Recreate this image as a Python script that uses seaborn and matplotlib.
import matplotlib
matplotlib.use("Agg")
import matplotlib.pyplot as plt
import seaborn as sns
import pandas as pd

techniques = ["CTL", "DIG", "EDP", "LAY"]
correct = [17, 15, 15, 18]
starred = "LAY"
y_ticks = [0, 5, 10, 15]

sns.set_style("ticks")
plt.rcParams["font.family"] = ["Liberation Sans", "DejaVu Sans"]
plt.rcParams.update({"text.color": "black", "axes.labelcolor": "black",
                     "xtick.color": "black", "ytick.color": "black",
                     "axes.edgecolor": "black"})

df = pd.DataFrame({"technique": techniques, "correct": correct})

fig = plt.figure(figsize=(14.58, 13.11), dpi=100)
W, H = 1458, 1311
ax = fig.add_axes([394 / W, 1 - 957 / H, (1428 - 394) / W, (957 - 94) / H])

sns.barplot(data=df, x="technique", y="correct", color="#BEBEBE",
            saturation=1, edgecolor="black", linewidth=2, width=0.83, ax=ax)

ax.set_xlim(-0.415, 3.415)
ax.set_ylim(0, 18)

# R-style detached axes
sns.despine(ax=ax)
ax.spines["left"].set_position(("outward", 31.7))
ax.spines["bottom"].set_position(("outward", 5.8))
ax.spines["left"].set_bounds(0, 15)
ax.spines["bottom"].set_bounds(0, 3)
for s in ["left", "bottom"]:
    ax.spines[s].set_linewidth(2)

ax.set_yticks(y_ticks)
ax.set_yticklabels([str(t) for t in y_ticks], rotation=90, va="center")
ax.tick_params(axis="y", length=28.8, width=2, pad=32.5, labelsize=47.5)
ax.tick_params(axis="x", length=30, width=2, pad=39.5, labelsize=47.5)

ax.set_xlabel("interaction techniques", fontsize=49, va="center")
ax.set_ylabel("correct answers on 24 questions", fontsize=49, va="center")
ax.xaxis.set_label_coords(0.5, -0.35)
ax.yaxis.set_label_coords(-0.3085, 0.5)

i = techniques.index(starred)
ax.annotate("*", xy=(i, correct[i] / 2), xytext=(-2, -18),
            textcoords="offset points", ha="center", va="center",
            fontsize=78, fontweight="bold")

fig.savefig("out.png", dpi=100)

TASK DESCRIPTION: Copy each line of the data exactly, leaving nothing out.

FULL RESPONSE:
Recreate this image as a Python script that uses seaborn and matplotlib.
import matplotlib
matplotlib.use("Agg")
import matplotlib.pyplot as plt
import seaborn as sns
import pandas as pd

techniques = ["CTL", "DIG", "EDP", "LAY"]
correct = [17, 15, 15, 18]
starred = "LAY"
y_ticks = [0, 5, 10, 15]

sns.set_style("ticks")
plt.rcParams["font.family"] = ["Liberation Sans", "DejaVu Sans"]
plt.rcParams.update({"text.color": "black", "axes.labelcolor": "black",
                     "xtick.color": "black", "ytick.color": "black",
                     "axes.edgecolor": "black"})

df = pd.DataFrame({"technique": techniques, "correct": correct})

fig = plt.figure(figsize=(14.58, 13.11), dpi=100)
W, H = 1458, 1311
ax = fig.add_axes([394 / W, 1 - 957 / H, (1428 - 394) / W, (957 - 94) / H])

sns.barplot(data=df, x="technique", y="correct", color="#BEBEBE",
            saturation=1, edgecolor="black", linewidth=2, width=0.83, ax=ax)

ax.set_xlim(-0.415, 3.415)
ax.set_ylim(0, 18)

# R-style detached axes
sns.despine(ax=ax)
ax.spines["left"].set_position(("outward", 31.7))
ax.spines["bottom"].set_position(("outward", 5.8))
ax.spines["left"].set_bounds(0, 15)
ax.spines["bottom"].set_bounds(0, 3)
for s in ["left", "bottom"]:
    ax.spines[s].set_linewidth(2)

ax.set_yticks(y_ticks)
ax.set_yticklabels([str(t) for t in y_ticks], rotation=90, va="center")
ax.tick_params(axis="y", length=28.8, width=2, pad=32.5, labelsize=47.5)
ax.tick_params(axis="x", length=30, width=2, pad=39.5, labelsize=47.5)

ax.set_xlabel("interaction techniques", fontsize=49, va="center")
ax.set_ylabel("correct answers on 24 questions", fontsize=49, va="center")
ax.xaxis.set_label_coords(0.5, -0.35)
ax.yaxis.set_label_coords(-0.3085, 0.5)

i = techniques.index(starred)
ax.annotate("*", xy=(i, correct[i] / 2), xytext=(-2, -18),
            textcoords="offset points", ha="center", va="center",
            fontsize=78, fontweight="bold")

fig.savefig("out.png", dpi=100)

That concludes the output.